(WHAT THIS TASK INVOLVES):
Retype the data exactly, from its first line to the line containing "import pandas as pd", including both, and skip any picture.

(STORED DATA):
** start **

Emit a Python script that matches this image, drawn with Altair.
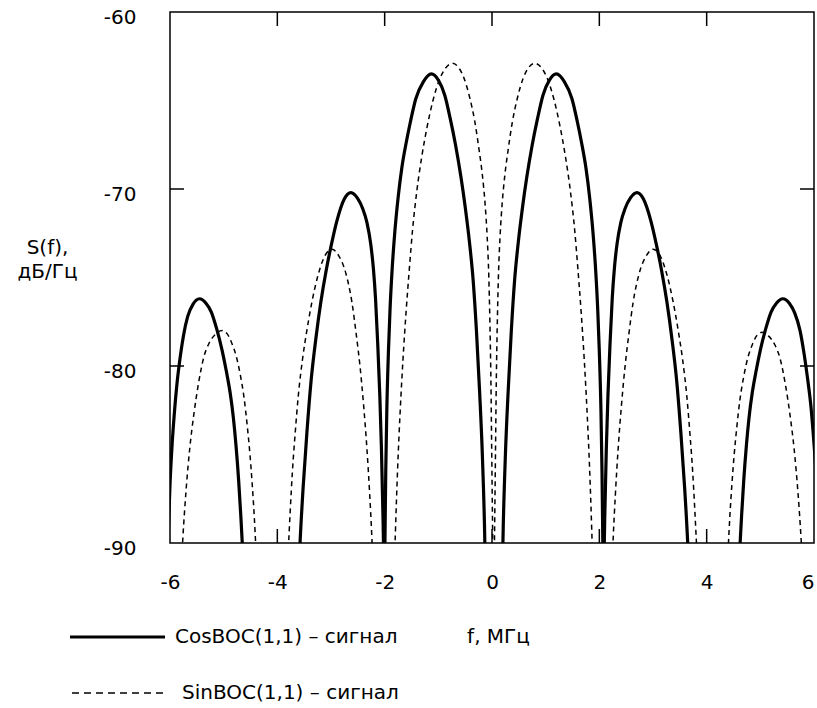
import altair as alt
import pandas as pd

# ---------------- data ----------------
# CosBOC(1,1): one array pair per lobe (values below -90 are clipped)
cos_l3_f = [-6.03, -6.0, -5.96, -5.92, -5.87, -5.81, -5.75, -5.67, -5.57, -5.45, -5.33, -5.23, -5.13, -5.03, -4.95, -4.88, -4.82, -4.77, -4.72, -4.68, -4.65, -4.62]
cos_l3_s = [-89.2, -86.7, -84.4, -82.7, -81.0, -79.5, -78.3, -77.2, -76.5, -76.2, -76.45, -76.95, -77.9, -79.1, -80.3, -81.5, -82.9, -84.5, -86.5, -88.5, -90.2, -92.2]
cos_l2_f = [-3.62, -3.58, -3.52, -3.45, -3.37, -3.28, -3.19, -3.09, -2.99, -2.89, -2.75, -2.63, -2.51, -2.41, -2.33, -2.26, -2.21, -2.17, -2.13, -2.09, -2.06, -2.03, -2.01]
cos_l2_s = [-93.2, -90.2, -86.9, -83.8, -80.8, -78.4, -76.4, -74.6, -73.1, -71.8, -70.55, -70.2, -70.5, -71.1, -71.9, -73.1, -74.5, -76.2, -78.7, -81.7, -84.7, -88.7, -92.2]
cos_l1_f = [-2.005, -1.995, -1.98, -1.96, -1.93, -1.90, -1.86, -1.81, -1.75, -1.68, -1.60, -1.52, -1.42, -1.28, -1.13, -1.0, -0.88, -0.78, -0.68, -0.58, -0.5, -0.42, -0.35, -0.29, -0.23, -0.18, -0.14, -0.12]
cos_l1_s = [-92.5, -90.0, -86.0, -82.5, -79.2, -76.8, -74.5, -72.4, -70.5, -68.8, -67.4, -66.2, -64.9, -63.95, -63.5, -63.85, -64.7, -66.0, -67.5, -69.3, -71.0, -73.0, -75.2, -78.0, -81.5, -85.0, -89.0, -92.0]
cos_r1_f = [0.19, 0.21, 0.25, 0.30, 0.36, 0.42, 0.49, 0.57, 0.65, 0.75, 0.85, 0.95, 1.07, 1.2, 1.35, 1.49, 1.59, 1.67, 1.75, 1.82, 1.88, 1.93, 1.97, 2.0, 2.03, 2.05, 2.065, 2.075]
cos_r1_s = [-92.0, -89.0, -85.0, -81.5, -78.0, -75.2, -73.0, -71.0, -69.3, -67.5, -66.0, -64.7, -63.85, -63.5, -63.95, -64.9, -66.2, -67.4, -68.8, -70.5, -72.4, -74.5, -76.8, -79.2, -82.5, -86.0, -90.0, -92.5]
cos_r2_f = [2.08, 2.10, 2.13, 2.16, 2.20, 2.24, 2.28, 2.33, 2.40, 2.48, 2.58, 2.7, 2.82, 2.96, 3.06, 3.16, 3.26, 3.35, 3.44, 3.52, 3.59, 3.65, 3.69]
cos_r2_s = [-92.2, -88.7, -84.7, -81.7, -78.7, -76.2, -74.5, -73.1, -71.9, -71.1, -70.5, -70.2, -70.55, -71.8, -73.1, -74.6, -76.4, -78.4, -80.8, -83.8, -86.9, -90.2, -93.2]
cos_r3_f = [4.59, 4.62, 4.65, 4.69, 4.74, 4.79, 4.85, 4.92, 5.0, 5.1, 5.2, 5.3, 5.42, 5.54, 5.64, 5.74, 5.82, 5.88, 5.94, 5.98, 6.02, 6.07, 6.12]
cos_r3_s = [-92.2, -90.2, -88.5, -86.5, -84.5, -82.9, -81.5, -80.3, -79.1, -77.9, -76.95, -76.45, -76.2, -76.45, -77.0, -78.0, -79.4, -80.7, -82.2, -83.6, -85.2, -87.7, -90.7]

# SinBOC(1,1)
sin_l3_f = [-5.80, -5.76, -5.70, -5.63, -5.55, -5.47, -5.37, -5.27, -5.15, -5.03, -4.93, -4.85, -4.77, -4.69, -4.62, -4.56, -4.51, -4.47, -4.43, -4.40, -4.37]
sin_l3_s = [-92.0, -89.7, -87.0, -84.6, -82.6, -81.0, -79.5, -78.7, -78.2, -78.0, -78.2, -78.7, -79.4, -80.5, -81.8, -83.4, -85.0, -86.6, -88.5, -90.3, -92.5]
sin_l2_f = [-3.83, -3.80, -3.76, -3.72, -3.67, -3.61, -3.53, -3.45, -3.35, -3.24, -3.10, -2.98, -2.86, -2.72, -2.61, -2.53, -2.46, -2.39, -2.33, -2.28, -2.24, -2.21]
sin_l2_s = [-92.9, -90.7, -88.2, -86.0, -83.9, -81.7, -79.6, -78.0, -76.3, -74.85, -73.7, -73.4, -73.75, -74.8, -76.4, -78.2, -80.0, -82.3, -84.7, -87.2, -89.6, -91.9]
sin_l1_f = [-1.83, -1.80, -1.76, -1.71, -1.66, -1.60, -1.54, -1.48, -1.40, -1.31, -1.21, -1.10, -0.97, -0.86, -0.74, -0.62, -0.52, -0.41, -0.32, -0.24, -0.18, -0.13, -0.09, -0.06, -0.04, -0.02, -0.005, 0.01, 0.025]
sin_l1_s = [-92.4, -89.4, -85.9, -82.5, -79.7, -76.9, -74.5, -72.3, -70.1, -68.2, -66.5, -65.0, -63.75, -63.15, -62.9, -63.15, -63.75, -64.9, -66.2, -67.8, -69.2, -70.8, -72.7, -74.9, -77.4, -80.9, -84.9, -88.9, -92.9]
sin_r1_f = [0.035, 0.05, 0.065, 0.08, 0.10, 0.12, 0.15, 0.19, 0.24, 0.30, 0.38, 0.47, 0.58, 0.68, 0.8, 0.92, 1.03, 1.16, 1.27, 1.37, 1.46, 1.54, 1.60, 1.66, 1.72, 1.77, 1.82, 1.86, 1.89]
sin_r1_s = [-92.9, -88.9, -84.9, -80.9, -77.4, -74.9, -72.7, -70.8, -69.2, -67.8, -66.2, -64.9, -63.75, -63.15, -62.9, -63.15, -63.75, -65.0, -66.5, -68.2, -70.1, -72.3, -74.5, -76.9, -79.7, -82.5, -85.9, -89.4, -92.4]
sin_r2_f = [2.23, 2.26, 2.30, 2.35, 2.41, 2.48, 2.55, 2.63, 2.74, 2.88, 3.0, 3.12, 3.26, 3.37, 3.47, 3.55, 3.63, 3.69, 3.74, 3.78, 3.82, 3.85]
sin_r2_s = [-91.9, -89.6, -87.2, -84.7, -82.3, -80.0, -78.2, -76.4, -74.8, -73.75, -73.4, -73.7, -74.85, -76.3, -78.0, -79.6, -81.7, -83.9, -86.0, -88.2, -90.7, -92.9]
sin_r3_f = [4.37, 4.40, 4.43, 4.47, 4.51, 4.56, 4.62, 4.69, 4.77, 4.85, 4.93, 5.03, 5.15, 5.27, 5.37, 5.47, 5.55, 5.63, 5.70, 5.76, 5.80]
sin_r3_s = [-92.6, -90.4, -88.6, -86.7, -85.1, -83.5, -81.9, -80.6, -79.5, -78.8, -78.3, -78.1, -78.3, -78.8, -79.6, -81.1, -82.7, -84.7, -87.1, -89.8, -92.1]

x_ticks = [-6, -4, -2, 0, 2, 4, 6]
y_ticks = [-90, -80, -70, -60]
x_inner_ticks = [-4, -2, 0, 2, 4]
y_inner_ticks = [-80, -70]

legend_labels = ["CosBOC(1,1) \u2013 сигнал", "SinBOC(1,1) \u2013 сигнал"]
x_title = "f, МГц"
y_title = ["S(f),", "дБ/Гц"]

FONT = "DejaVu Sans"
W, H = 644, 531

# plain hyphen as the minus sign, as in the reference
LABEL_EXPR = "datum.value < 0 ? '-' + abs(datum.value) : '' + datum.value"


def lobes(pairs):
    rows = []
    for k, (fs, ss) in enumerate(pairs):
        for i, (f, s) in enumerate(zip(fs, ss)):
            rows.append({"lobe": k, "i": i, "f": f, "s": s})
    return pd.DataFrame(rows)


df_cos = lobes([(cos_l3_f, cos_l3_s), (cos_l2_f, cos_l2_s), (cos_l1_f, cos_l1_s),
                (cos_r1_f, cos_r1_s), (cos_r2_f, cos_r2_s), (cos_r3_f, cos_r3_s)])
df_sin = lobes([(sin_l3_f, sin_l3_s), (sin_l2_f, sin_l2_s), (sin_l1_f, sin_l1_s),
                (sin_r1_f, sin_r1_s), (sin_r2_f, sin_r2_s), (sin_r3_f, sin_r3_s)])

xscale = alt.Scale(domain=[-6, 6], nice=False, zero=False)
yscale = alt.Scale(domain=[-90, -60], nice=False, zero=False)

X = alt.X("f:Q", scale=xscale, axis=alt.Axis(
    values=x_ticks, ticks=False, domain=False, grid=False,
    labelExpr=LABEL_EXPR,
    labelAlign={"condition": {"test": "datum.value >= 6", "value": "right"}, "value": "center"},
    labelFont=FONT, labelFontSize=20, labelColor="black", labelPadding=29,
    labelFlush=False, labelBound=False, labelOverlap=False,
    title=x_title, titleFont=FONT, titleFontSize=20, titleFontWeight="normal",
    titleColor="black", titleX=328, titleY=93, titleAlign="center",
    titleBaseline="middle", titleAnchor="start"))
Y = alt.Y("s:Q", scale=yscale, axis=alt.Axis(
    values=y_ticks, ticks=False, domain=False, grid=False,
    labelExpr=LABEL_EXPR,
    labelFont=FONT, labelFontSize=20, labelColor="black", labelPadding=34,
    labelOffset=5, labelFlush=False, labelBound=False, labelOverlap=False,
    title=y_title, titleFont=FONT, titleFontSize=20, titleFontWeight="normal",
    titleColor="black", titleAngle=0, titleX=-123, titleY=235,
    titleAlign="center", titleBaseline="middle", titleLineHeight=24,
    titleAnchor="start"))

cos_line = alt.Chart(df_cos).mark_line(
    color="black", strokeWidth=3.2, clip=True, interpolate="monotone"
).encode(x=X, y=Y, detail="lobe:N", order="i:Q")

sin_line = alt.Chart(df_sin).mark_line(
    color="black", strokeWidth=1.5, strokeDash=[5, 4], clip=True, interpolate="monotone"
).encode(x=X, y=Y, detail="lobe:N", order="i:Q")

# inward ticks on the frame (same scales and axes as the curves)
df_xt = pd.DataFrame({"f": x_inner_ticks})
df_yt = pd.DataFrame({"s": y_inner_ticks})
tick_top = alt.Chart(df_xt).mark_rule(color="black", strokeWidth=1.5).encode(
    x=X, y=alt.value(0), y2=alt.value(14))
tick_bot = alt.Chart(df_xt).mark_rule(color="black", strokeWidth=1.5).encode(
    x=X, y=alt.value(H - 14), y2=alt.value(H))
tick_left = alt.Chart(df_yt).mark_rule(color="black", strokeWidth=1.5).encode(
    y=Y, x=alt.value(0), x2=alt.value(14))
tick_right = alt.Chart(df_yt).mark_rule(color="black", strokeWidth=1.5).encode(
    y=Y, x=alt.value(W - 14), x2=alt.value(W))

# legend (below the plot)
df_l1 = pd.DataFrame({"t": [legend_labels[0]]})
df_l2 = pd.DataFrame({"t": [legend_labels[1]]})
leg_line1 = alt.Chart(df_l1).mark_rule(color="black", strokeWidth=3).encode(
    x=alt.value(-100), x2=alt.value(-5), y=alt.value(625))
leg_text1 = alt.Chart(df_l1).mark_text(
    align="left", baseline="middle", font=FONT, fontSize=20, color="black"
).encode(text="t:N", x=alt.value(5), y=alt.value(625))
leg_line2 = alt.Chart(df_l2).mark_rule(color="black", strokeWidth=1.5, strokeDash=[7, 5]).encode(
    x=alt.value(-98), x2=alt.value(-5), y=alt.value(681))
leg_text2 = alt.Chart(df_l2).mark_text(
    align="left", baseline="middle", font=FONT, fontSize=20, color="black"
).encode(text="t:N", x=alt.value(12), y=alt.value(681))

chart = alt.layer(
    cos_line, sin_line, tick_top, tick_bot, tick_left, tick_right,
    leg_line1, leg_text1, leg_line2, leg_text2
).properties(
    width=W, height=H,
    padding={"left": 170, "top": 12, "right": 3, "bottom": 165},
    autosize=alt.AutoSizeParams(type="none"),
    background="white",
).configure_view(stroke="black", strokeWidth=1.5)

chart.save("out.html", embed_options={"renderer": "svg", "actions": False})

** end **

(ANSWER BELOW):
Emit a Python script that matches this image, drawn with Altair.
import altair as alt
import pandas as pd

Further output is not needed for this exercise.